By Selamawit Kidane
More than a decade ago, I had my first conversation with a new supervisor. As we set out our expectations, I hoped for clear guidance and a positive work environment. She, in turn, outlined a few fundamental principles—one of which she emphasized above all: she would not tolerate gossip.
She was direct. “As in many organizations, especially large ones, there will be a temptation to gossip—about colleagues, about leadership, even about the organization itself.”
She then shared her approach. When faced with gossip, she did one of two things: she either changed the subject immediately or made it clear that she was not interested in discussing others. “You can adopt one of these techniques,” she advised, “or develop your own. But whatever you do, never engage in gossip—about anyone or about the organization.”
That conversation stayed with me. Over the years, I have struggled—sometimes failing, sometimes succeeding—but the lesson remains imprinted in my mind.
Gossip is often dismissed as trivial chatter. But in reality, it is one of the most damaging habits in any workplace. It erodes trust, sows discord, and undermines professional relationships. A toxic work culture, once established, can cripple an organization from within.

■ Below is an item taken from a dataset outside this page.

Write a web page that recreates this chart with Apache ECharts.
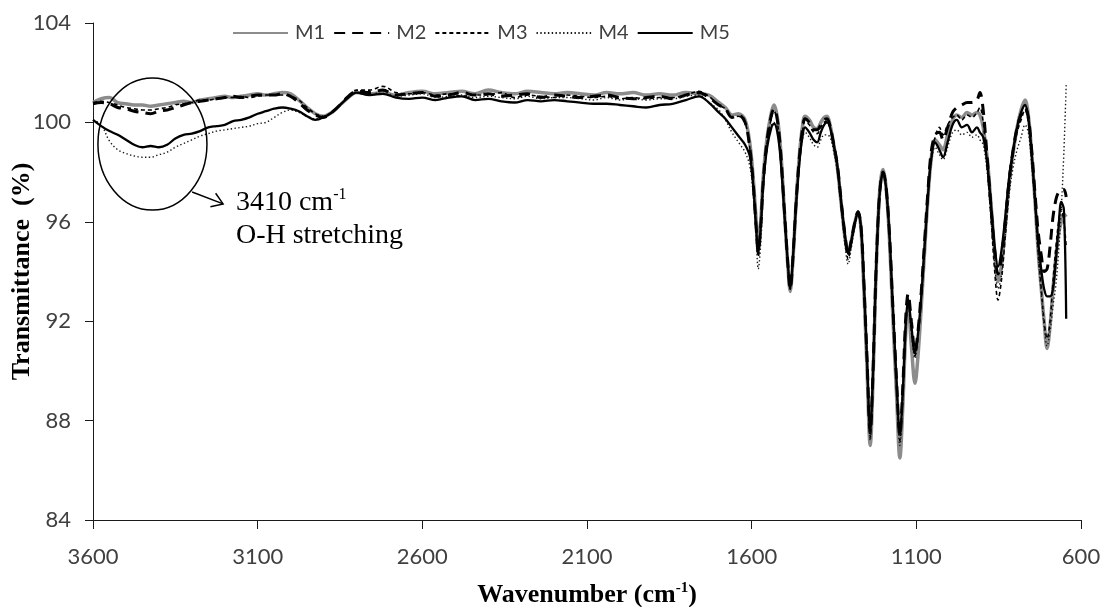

Chris Genasi, in Winning Reputations, argues that internal communication plays a crucial role in preventing gossip. He describes what he calls “reputation architecture,” emphasizing that employees are the final link in a company’s brand experience. No matter how much a company invests in its products or services, if an employee projects negativity—whether through gossip or poor attitude—the company’s reputation suffers.

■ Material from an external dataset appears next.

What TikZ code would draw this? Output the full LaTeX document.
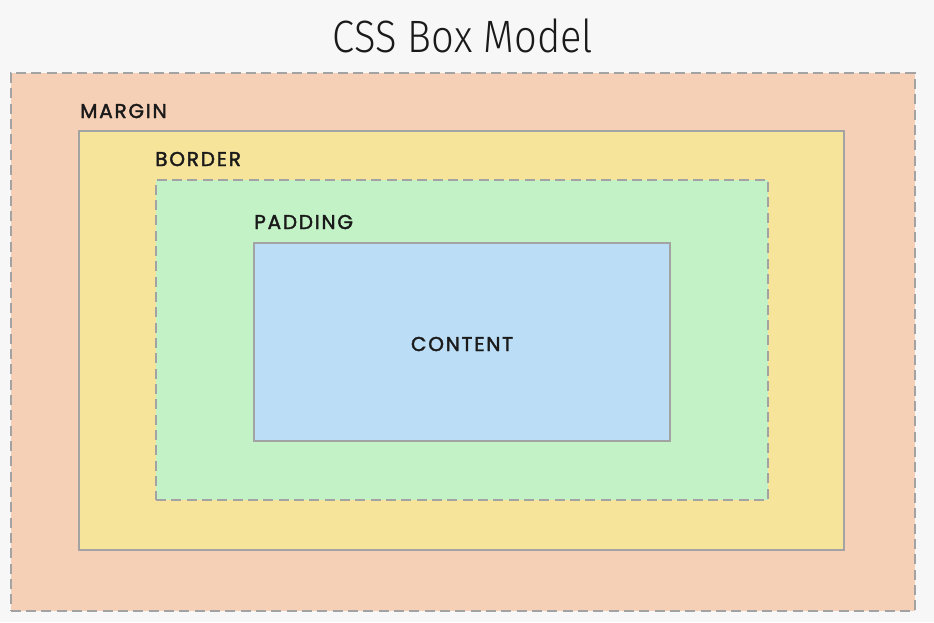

Beyond the workplace, the act of gossiping carries a deeper ethical cost. Slander, I believe, is even more destructive than many other offenses because it stems from pride—the most insidious of human flaws. Pride breeds judgment, and judgment fosters division. The moment we indulge in gossip, we place ourselves in a position of moral superiority, condemning others without reflection on our own shortcomings.

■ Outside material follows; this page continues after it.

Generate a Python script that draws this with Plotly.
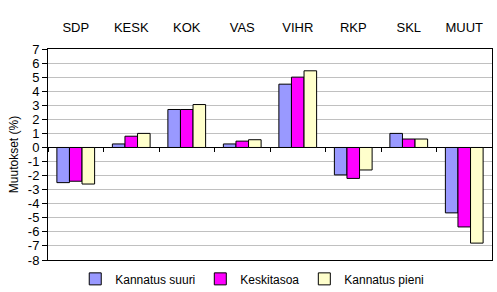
import plotly.graph_objects as go

categories = ["SDP", "KESK", "KOK", "VAS", "VIHR", "RKP", "SKL", "MUUT"]
series_names = ["Kannatus suuri", "Keskitasoa", "Kannatus pieni"]
kannatus_suuri = [-2.5, 0.25, 2.7, 0.25, 4.5, -1.95, 1.0, -4.65]
keskitasoa = [-2.4, 0.8, 2.7, 0.45, 5.0, -2.2, 0.6, -5.65]
kannatus_pieni = [-2.6, 1.0, 3.05, 0.55, 5.45, -1.6, 0.6, -6.8]
y_tickvals = list(range(-8, 8))
y_ticktext = [str(v) for v in y_tickvals]

colors = ["#9999FF", "#FF00FF", "#FFFFCC"]
font = "Liberation Sans, Arial, sans-serif"

fig = go.Figure()
for name, vals, col in zip(series_names, [kannatus_suuri, keskitasoa, kannatus_pieni], colors):
    fig.add_trace(go.Bar(
        x=list(range(len(categories))), y=vals, name=name,
        marker=dict(color=col, line=dict(color="black", width=1)),
    ))

n = len(categories)
fig.add_trace(go.Scatter(x=[0], y=[0], xaxis="x2", mode="markers",
                         marker=dict(opacity=0), showlegend=False, hoverinfo="skip"))

fig.update_layout(
    width=497, height=292,
    margin=dict(l=48, r=5, t=49, b=32, autoexpand=False),
    paper_bgcolor="white", plot_bgcolor="white",
    font=dict(family=font, size=13, color="black"),
    barmode="group", bargap=0.32, bargroupgap=0,
    showlegend=True,
    legend=dict(orientation="h", x=0.46, xanchor="center",
                yref="container", y=0.045, yanchor="middle",
                font=dict(size=12), itemwidth=30, tracegroupgap=0,
                bgcolor="rgba(0,0,0,0)"),
    xaxis=dict(
        range=[-0.5, n - 0.5], side="top",
        tickvals=list(range(n)), ticktext=categories,
        ticks="", ticklabelstandoff=11,
        showline=True, linecolor="black", linewidth=1, mirror=True,
        showgrid=False, zeroline=False, fixedrange=True, automargin=False,
    ),
    xaxis2=dict(
        range=[-0.5, n - 0.5], overlaying="x", anchor="free",
        position=8 / 15, side="bottom",
        tickvals=[i - 0.5 for i in range(n + 1)], showticklabels=False,
        ticks="outside", ticklen=4, tickcolor="black",
        showline=False, showgrid=False, zeroline=False,
    ),
    yaxis=dict(
        range=[-8, 7], tickvals=y_tickvals, ticktext=y_ticktext,
        ticks="outside", ticklen=5, tickcolor="black",
        showline=True, linecolor="black", linewidth=1, mirror=True,
        showgrid=True, gridcolor="#C0C0C0", gridwidth=1,
        zeroline=True, zerolinecolor="black", zerolinewidth=1,
        title=dict(text="Muutokset (%)", font=dict(size=12), standoff=6),
        tickfont=dict(size=13), automargin=False,
    ),
)

fig.write_html("out.html")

Of course, judgment has its rightful place. Judges, for example, are tasked with upholding the law, free from personal bias or external influence. The Ethiopian constitution enshrines this principle, requiring judges to act with integrity, independent of political or religious leanings. Similarly, the legal profession holds advocates to a standard of honesty, requiring them to defend their clients within the bounds of the law. The press, too, plays a role in shaping public discourse, scrutinizing power, and holding institutions accountable. But in everyday life, outside these formal structures, judgment often takes a darker form—one rooted in personal grievances rather than principle.
For anyone striving for personal growth, resisting the urge to gossip is an invaluable practice. The more we focus on our own flaws and work to improve them, the less time and inclination we have to dissect the lives of others. In doing so, we not only elevate ourselves but also contribute to a culture of trust and respect.
We live in an interdependent world, where cooperation is essential. Trust is the foundation of any successful relationship—whether professional or personal. And few things destroy trust more swiftly than gossip. Yet, abstaining from it costs nothing.
Avoiding gossip may seem like a simple virtue, but its impact is profound. It fosters lasting peace, strengthens relationships, and ultimately builds stronger communities. As for me, I remain in a constant struggle to resist the urge to judge others. Instead, I try to remember my own failures—the ones that remind me that I have no right to condemn anyone but myself.